Bij deze opdracht kijken de leerlingen terug naar de vorige opdracht waarbij ze hebben geleerd over het transport van avocado's Ze bespreken welke vervoermiddelen bijdragen aan de CO2-uitstoot en worden gestimuleerd om kritisch en creatief na te denken over oplossingen om de CO2-uitstoot van avocado-transport te verminderen.

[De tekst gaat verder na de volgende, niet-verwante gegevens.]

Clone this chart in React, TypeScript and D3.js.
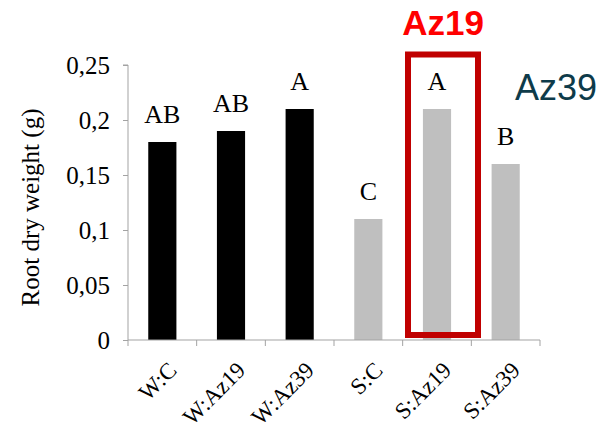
import React, { useEffect, useRef } from "react";
import * as d3 from "d3";

const categories = ["W:C", "W:Az19", "W:Az39", "S:C", "S:Az19", "S:Az39"];
const rootWeight = [0.18, 0.19, 0.21, 0.11, 0.21, 0.16];
const letters = ["AB", "AB", "A", "C", "A", "B"];
const barColors = ["#000000", "#000000", "#000000", "#bfbfbf", "#bfbfbf", "#bfbfbf"];
const yTicks = [0, 0.05, 0.1, 0.15, 0.2, 0.25];
const highlighted = "S:Az19";

export default function App() {
    const ref = useRef<SVGSVGElement>(null);

    useEffect(() => {
        const width = 605;
        const height = 433;
        const margin = { top: 65, right: 65, bottom: 93, left: 128 };

        const svg = d3.select(ref.current);
        svg.selectAll("*").remove();

        const x = d3.scaleBand()
            .domain(categories)
            .range([margin.left, width - margin.right])
            .paddingInner(0.59)
            .paddingOuter(0.295);

        const y = d3.scaleLinear()
            .domain([0, 0.25])
            .range([height - margin.bottom, margin.top]);

        const axisColor = "#a3a3a3";
        const serif = "'Liberation Serif', 'Times New Roman', serif";
        const sans = "'Liberation Sans', Arial, sans-serif";

        // bars
        svg.append("g")
            .selectAll("rect")
            .data(rootWeight)
            .join("rect")
            .attr("x", (_, i) => x(categories[i]))
            .attr("y", d => y(d))
            .attr("width", x.bandwidth())
            .attr("height", d => y(0) - y(d))
            .attr("fill", (_, i) => barColors[i]);

        // significance letters
        svg.append("g")
            .selectAll("text")
            .data(rootWeight)
            .join("text")
            .attr("x", (_, i) => x(categories[i]) + x.bandwidth() / 2)
            .attr("y", d => y(d) - 19)
            .attr("text-anchor", "middle")
            .attr("font-family", serif)
            .attr("font-size", 26)
            .attr("fill", "#000")
            .text((_, i) => letters[i]);

        // y axis
        const yAxis = svg.append("g")
            .attr("transform", `translate(${margin.left},0)`)
            .call(d3.axisLeft(y).tickValues(yTicks).tickSize(5).tickPadding(13)
                .tickFormat(d => String(d).replace(".", ",")));
        yAxis.select(".domain").attr("stroke", axisColor).attr("d", `M-5,${y(0.25)}H0V${y(0)}`);
        yAxis.selectAll(".tick line").attr("stroke", axisColor);
        yAxis.selectAll(".tick text")
            .attr("font-family", serif)
            .attr("font-size", 25)
            .attr("fill", "#000");

        // x axis with ticks at band boundaries
        const step = x.step();
        const start = margin.left;
        const xg = svg.append("g");
        xg.append("line")
            .attr("x1", start).attr("x2", width - margin.right)
            .attr("y1", y(0)).attr("y2", y(0))
            .attr("stroke", axisColor);
        xg.selectAll("line.tk")
            .data(d3.range(categories.length + 1))
            .join("line")
            .attr("class", "tk")
            .attr("x1", i => start + i * step)
            .attr("x2", i => start + i * step)
            .attr("y1", y(0)).attr("y2", y(0) + 6)
            .attr("stroke", axisColor);
        xg.selectAll("text")
            .data(categories)
            .join("text")
            .attr("transform", d => `translate(${x(d) + x.bandwidth() / 2 + 10},${y(0) + 26}) rotate(-45)`)
            .attr("text-anchor", "end")
            .attr("dy", "0.35em")
            .attr("font-family", serif)
            .attr("font-size", 23)
            .attr("fill", "#000")
            .text(d => d);

        // y axis title
        svg.append("text")
            .attr("transform", `translate(39,${(y(0) + y(0.25)) / 2 + 5}) rotate(-90)`)
            .attr("text-anchor", "middle")
            .attr("font-family", serif)
            .attr("font-size", 25)
            .attr("fill", "#000")
            .text("Root dry weight (g)");

        // highlight box
        const hx = x(highlighted) + x.bandwidth() / 2 + 6;
        svg.append("rect")
            .attr("x", hx - 35)
            .attr("y", 54.5)
            .attr("width", 70)
            .attr("height", 335 - 54.5)
            .attr("fill", "none")
            .attr("stroke", "#c00000")
            .attr("stroke-width", 6);

        svg.append("text")
            .attr("x", hx)
            .attr("y", 35)
            .attr("text-anchor", "middle")
            .attr("font-family", sans)
            .attr("font-weight", "bold")
            .attr("font-size", 35)
            .attr("fill", "#ff0000")
            .text("Az19");

        svg.append("text")
            .attr("x", 515)
            .attr("y", 100)
            .attr("font-family", sans)
            .attr("font-size", 36)
            .attr("fill", "#0e3b4a")
            .text("Az39");
    }, []);

    return (
        <svg ref={ref} width={605} height={433}
            style={{ position: "absolute", left: 0, top: 0, background: "#fff" }} />
    );
}
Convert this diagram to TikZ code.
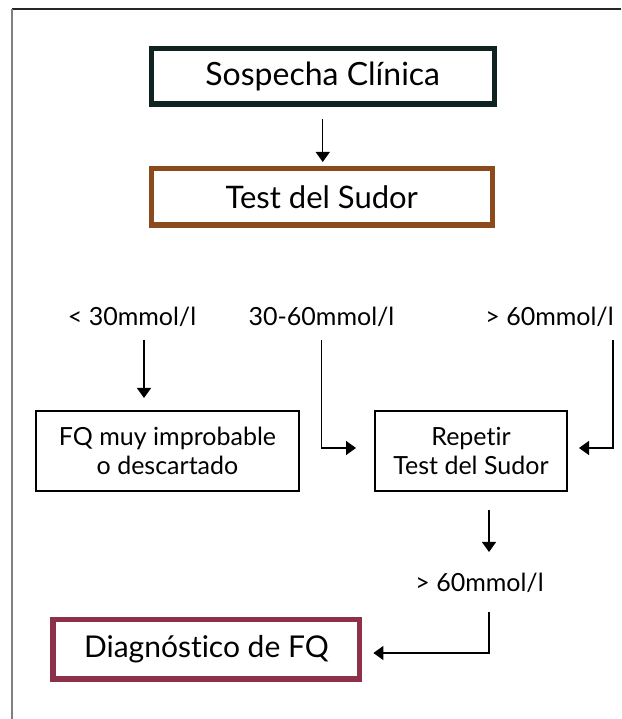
\documentclass[tikz,border=0pt]{standalone}
\usepackage{fontspec}
\setmainfont{Lato}[Ligatures=NoCommon]
\usepackage{xcolor}
\usetikzlibrary{arrows.meta}
\definecolor{fcdark}{HTML}{0F2420}
\definecolor{fcbrown}{HTML}{8A4A1C}
\definecolor{fcwine}{HTML}{8D3049}
\tikzset{
  fctop/.style={line width=1.5pt, draw=black!85},
  fcside/.style={line width=2pt, draw=black!50},
  fcbox/.style={draw, line width=5.5pt, fill=white, align=center, inner sep=0pt},
  fcthin/.style={draw=black, line width=2pt, fill=white, align=center, inner sep=0pt,
    minimum height=80pt, font=\fontsize{25}{29}\selectfont},
  fclabel/.style={anchor=base, inner sep=0pt, font=\fontsize{25}{29}\selectfont},
  fcarrow/.style={line width=1.3pt, draw=black, -{Triangle[width=14pt,length=10pt]}},
}
\begin{document}
\begin{tikzpicture}[x=1pt,y=1pt]
\useasboundingbox (0,0) rectangle (621,719);
\draw[fctop] (12,710) -- (621,710);
\draw[fcside] (12,710) -- (12,0);
\node[fcbox, draw=fcdark, minimum width=343pt, minimum height=55.5pt, font=\fontsize{32}{38}\selectfont] (sosp) at (322.75,642.5) {Sospecha Clínica};
\node[fcbox, draw=fcbrown, minimum width=341pt, minimum height=56.5pt, font=\fontsize{31}{37}\selectfont] (test) at (321.75,522) {Test del Sudor};
\node[fclabel] (low) at (132,393) {< 30mmol/l};
\node[fclabel] (mid) at (321.5,393) {30-60mmol/l};
\node[fclabel] (high) at (549.5,393) {> 60mmol/l};
\node[fcthin, minimum width=263pt] (fq) at (167.5,268) {FQ muy improbable\\o descartado};
\node[fcthin, minimum width=192pt] (rep) at (471,268) {Repetir\\Test del Sudor};
\node[fclabel] (again) at (479.5,127) {> 60mmol/l};
\node[fcbox, draw=fcwine, minimum width=306.5pt, minimum height=59.5pt, font=\fontsize{30}{36}\selectfont] (diag) at (206.4,69.5) {Diagnóstico de FQ};
\draw[fcarrow, shorten <=12pt, shorten >=4pt] (sosp.south) -- (sosp.south |- test.north);
\draw[fcarrow, shorten >=12pt] ([xshift=12pt,yshift=-14pt]low.base) -- ([xshift=-23.5pt]fq.north);
\draw[fcarrow, shorten >=18pt] ([yshift=-14pt]mid.base) |- ([yshift=3pt]rep.west);
\draw[fcarrow, shorten >=11pt] ([xshift=63.5pt,yshift=-14pt]high.base) |- ([yshift=3pt]rep.east);
\draw[fcarrow, shorten <=18pt] ([xshift=18pt]rep.south) -- ([xshift=9.5pt,yshift=40pt]again.base);
\draw[fcarrow, shorten >=11pt] ([xshift=9.5pt,yshift=-20pt]again.base) |- ([yshift=-3.5pt]diag.east);
\end{tikzpicture}
\end{document}
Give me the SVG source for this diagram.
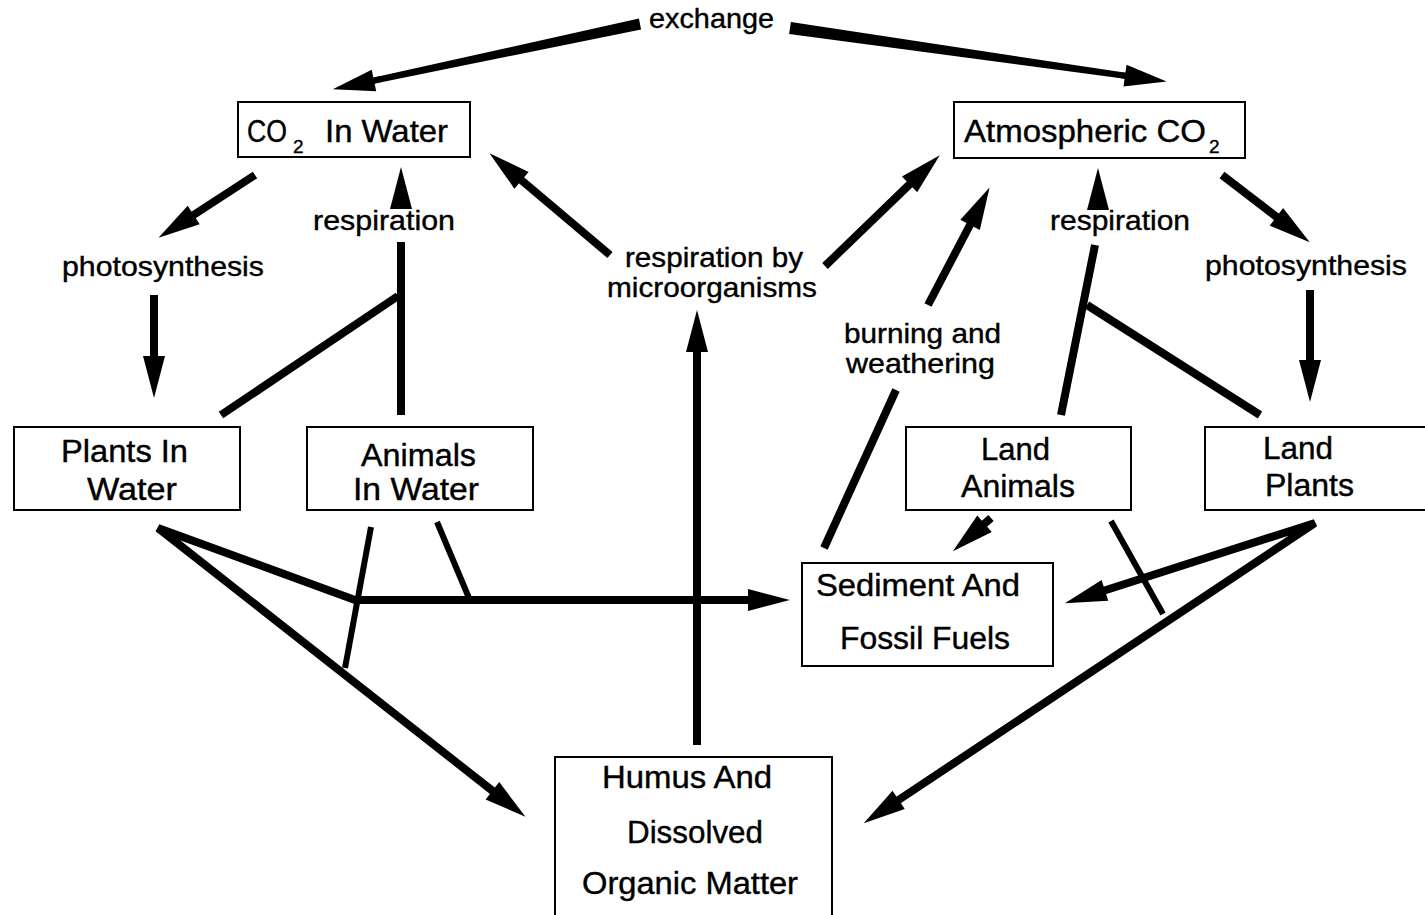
<svg xmlns="http://www.w3.org/2000/svg" width="1425" height="915" viewBox="0 0 1425 915">
<style>
.box{fill:#fff;stroke:#000;stroke-width:2}
.nt{font-family:"Liberation Sans",Arial,sans-serif;font-size:31px;fill:#000;stroke:#000;stroke-width:0.4}
.lb{font-family:"Liberation Sans",Arial,sans-serif;font-size:28px;fill:#000;stroke:#000;stroke-width:0.4}
.c{fill:none;stroke:#000;stroke-width:8;stroke-linecap:butt}
.a{marker-end:url(#ah)}
.thin{stroke-width:6}
.w{fill:#000}
</style>
<defs>
<marker id="ah" markerUnits="userSpaceOnUse" markerWidth="44" markerHeight="24" refX="2" refY="11" orient="auto-start-reverse" overflow="visible">
<path d="M0,0 L42,11 L0,22 Z" fill="#000"/>
</marker>
</defs>
<rect width="1425" height="915" fill="#fff"/>
<g id="connectors">
<polygon class="w" points="638.9,18.6 641.1,29.4 372.6,83.9 371.4,78.1"/>
<path class="c a" style="stroke-width:6" d="M382,78.9 L372,81"/>
<polygon class="w" points="790.9,22.1 1127.4,73.0 1126.6,79.0 789.1,33.9"/>
<path class="c a" style="stroke-width:6" d="M1117,74.6 L1127,76"/>
<path class="c a" d="M255,175 L192,216"/>
<path class="c a" d="M154,295 L154,358"/>
<path class="c" d="M401,415 L401,242"/>
<path class="c a" d="M401,209 L401,207"/>
<path class="c" d="M221,415 L398,296"/>
<path class="c a" d="M610,255 L520,179"/>
<path class="c a" d="M825,266 L911,183"/>
<path class="c a" d="M697,745 L697,350"/>
<path class="c" d="M824,548 L896,390"/>
<path class="c a" d="M928,305 L971,223"/>
<path class="c" d="M1061,415 L1095,245"/>
<path class="c a" d="M1098,210 L1098,208"/>
<path class="c" d="M1260,415 L1087,305"/>
<path class="c a" d="M1222,175 L1278,218"/>
<path class="c a" d="M1310,290 L1310,362"/>
<path class="c a" d="M750,600 L355,600 L158,528 L494,792" style="marker-start:url(#ah)"/>
<path class="c thin" d="M371,527 L345,668"/>
<path class="c thin" d="M437,522 L469,598"/>
<path class="c a" d="M991,518 L983,525"/>
<path class="c a" d="M1103,591 L1315,523 L897,801" style="marker-start:url(#ah)"/>
<path class="c thin" d="M1111,521 L1163,614"/>
</g>
<g id="labels">
<text class="lb" x="649" y="28" textLength="125" lengthAdjust="spacingAndGlyphs">exchange</text>
<text class="lb" x="313" y="230" textLength="142" lengthAdjust="spacingAndGlyphs">respiration</text>
<text class="lb" x="62" y="276" textLength="202" lengthAdjust="spacingAndGlyphs">photosynthesis</text>
<text class="lb" x="625" y="267" textLength="178" lengthAdjust="spacingAndGlyphs">respiration by</text>
<text class="lb" x="607" y="297" textLength="210" lengthAdjust="spacingAndGlyphs">microorganisms</text>
<text class="lb" x="1050" y="230" textLength="140" lengthAdjust="spacingAndGlyphs">respiration</text>
<text class="lb" x="1205" y="275" textLength="202" lengthAdjust="spacingAndGlyphs">photosynthesis</text>
<text class="lb" x="844" y="343" textLength="157" lengthAdjust="spacingAndGlyphs">burning and</text>
<text class="lb" x="846" y="373" textLength="149" lengthAdjust="spacingAndGlyphs">weathering</text>
</g>
<g id="co2-water">
<rect class="box" x="238" y="102" width="232" height="55"/>
<text class="nt" x="247" y="142" textLength="40" lengthAdjust="spacingAndGlyphs" style="font-size:32px">CO</text>
<text class="nt" x="293" y="153" style="font-size:19px">2</text>
<text class="nt" x="325" y="142" textLength="123" lengthAdjust="spacingAndGlyphs" style="font-size:32px">In Water</text>
</g>
<g id="atmospheric-co2">
<rect class="box" x="954" y="102" width="291" height="56"/>
<text class="nt" x="964" y="142" textLength="242" lengthAdjust="spacingAndGlyphs">Atmospheric CO</text>
<text class="nt" x="1209" y="153" style="font-size:19px">2</text>
</g>
<g id="plants-in-water">
<rect class="box" x="14" y="427" width="226" height="83"/>
<text class="nt" x="61" y="462" textLength="127" lengthAdjust="spacingAndGlyphs">Plants In</text>
<text class="nt" x="87" y="500" textLength="90" lengthAdjust="spacingAndGlyphs">Water</text>
</g>
<g id="animals-in-water">
<rect class="box" x="307" y="427" width="226" height="83"/>
<text class="nt" x="361" y="466" textLength="115" lengthAdjust="spacingAndGlyphs">Animals</text>
<text class="nt" x="353" y="500" textLength="126" lengthAdjust="spacingAndGlyphs">In Water</text>
</g>
<g id="land-animals">
<rect class="box" x="906" y="427" width="225" height="83"/>
<text class="nt" x="981" y="460" textLength="69" lengthAdjust="spacingAndGlyphs">Land</text>
<text class="nt" x="961" y="497" textLength="114" lengthAdjust="spacingAndGlyphs">Animals</text>
</g>
<g id="land-plants">
<rect class="box" x="1205" y="427" width="230" height="83"/>
<text class="nt" x="1263" y="459" textLength="70" lengthAdjust="spacingAndGlyphs">Land</text>
<text class="nt" x="1265" y="496" textLength="89" lengthAdjust="spacingAndGlyphs">Plants</text>
</g>
<g id="sediment">
<rect class="box" x="802" y="563" width="251" height="103"/>
<text class="nt" x="816" y="596" textLength="204" lengthAdjust="spacingAndGlyphs">Sediment And</text>
<text class="nt" x="840" y="649" textLength="170" lengthAdjust="spacingAndGlyphs">Fossil Fuels</text>
</g>
<g id="humus">
<rect class="box" x="555" y="757" width="277" height="170"/>
<text class="nt" x="602" y="788" textLength="170" lengthAdjust="spacingAndGlyphs">Humus And</text>
<text class="nt" x="627" y="843" textLength="136" lengthAdjust="spacingAndGlyphs">Dissolved</text>
<text class="nt" x="582" y="894" textLength="216" lengthAdjust="spacingAndGlyphs">Organic Matter</text>
</g>
</svg>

  1. Begin de les door terug te kijken naar de vorige opdrachten en herhaal kort de bevindingen van de leerlingen over de weg die de avocado aflegt voordat deze op ons bord belandt.
  2. Bespreek klassikaal de volgende vragen:
    - Hoe vaak zit de avocado in een vrachtwagen?
    - Welk(e) ander(e) vervoermiddel(len) gebruikt de avocado?
  3. Vraag vervolgens aan de leerlingen: "Hoe kunnen we de CO2 uitstoot van het vervoer van avocado's omlaag brengen?" Als docent kun je de discussie begeleiden door vragen te stellen die de leerlingen helpen om na te denken over concrete acties die genomen kunnen worden om de CO2-uitstoot te verminderen. Moedig ze aan om creatief te zijn en oplossingen te bedenken die duurzaam zijn en rekening houden met het milieu.
  4. Noteer antwoorden op bord/flip-over en evalueer de opdracht met de klas. Bespreek de antwoorden in de klas en laat de leerlingen elkaars ideeën aanvullen en verbeteren. Zo krijgen ze inzicht in de impact van hun eigen keuzes en hoe ze een positieve bijdrage kunnen leveren aan het milieu.


Tips

  • Opdracht 2: U kunt de stappen printen en uitknippen, zodat leerlingen ze op de juiste volgorde moeten leggen. Noteer antwoorden op het bord/flip-over.
  • Variaties: Opdracht 2 en 3 kunnen ook in groepjes of zelfstandig uitgevoerd worden in plaats van in tweetallen.

Bronnen

  • Artikel over de effecten van bosbranden op boomsoorten - VRT "Een op de drie boomsoorten dreigt uit te sterven": https://www.vrt.be/vrtnws/nl/2021/09/01/een-op-de-drie-boomsoorten-met-uitsterven-bedreig%20d/

Kerndoelen

  • 1. De leerling leert zich mondeling en schriftelijk begrijpelijk uit te drukken. 
  • 5. De leerling leert in schriftelijke en digitale bronnen informatie te zoeken, te ordenen en te beoordelen op waarde voor hemzelf en anderen.
  • 6. De leerling leert deel te nemen aan overleg, planning, discussie in een groep.
  • 30. De leerling leert dat mensen, dieren en planten in wisselwerking staan met elkaar en hun omgeving (milieu), en dat technologische en natuurwetenschappelijke toepassingen de duurzame kwaliteit daarvan zowel positief als negatief kunnen beïnvloeden.
  • 38. De leerling leert een eigentijds beeld van de eigen omgeving, Nederland, Europa en de wereld te gebruiken om verschijnselen en ontwikkelingen in hun omgeving te plaatsen.
  • 42. De leerling leert in eigen ervaringen en in de eigen omgeving effecten te herkennen van keuzes op het gebied van werk en zorg, wonen en recreëren, consumeren en budgetteren, verkeer en milieu.